Wade also found a lesson in how the man responded to Jesus by asking to be healed.

“Sometimes, we ask for too little,” Wade said. “What he asked for was what only Jesus could do and that’s what we need to come to Jesus asking, ‘O God, help me.'”

In accepting his position at the BGCT, Wade said he prayed for wisdom and courage “in ways I never quite understood I needed to pray” but with confidence in the promise of James 1:5 that God gives wisdom generously, without criticizing and “begrudging us.”

Jesus’ question also helped the man receive the salvation he really needed, Wade said, explaining that the Greek word for healing used in the text is related to the word for salvation.

“Your faith has made you whole,” Jesus told the blind beggar.

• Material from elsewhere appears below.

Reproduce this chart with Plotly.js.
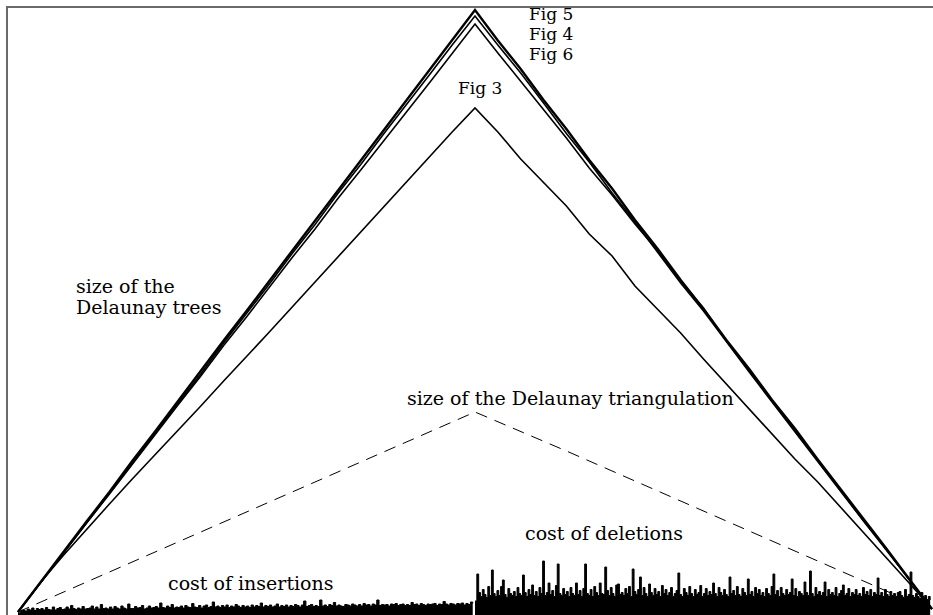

In Jericho, Jesus encountered Zaccheus. Because he was short, Zaccheus had difficulty seeing Jesus through the crowds so he climbed a tree for a better view.

“I’m really grateful that [Zaccheus] didn’t do like a lot of people and say, ‘Those people at the church are so rude. They don’t like me, so I’m not going,'” Wade said.

Jesus saw Zaccheus in the tree and said he was going to the tax collector’s home. This did not sit well with the other people who hated Zaccheus, Wade said.

“And so they murmur just like people do today when you reach out to people they don’t like, they don’t want around, when you reach out to people [who are] different,” Wade said.

Wade credited Zaccheus for taking repentance seriously, giving back over and above what he had stolen from the people as a tax collector.

“We are so good at cheap repentance,” he said, “repentance that never causes us to change what we can about what we’ve done. But [Zaccheus] says, ‘I’ll make it right the best I can.'”

Wade concluded by saying that Christians need to see themselves as the body of Christ and reach out to people the way that Jesus reached out to the blind beggar and Zaccheus.

“It’s a great privilege God has called us to do,” Wade said, “and we have a great God who knows how to heal and save and embrace and lead us [so] that we become more and more like his own dear Son.”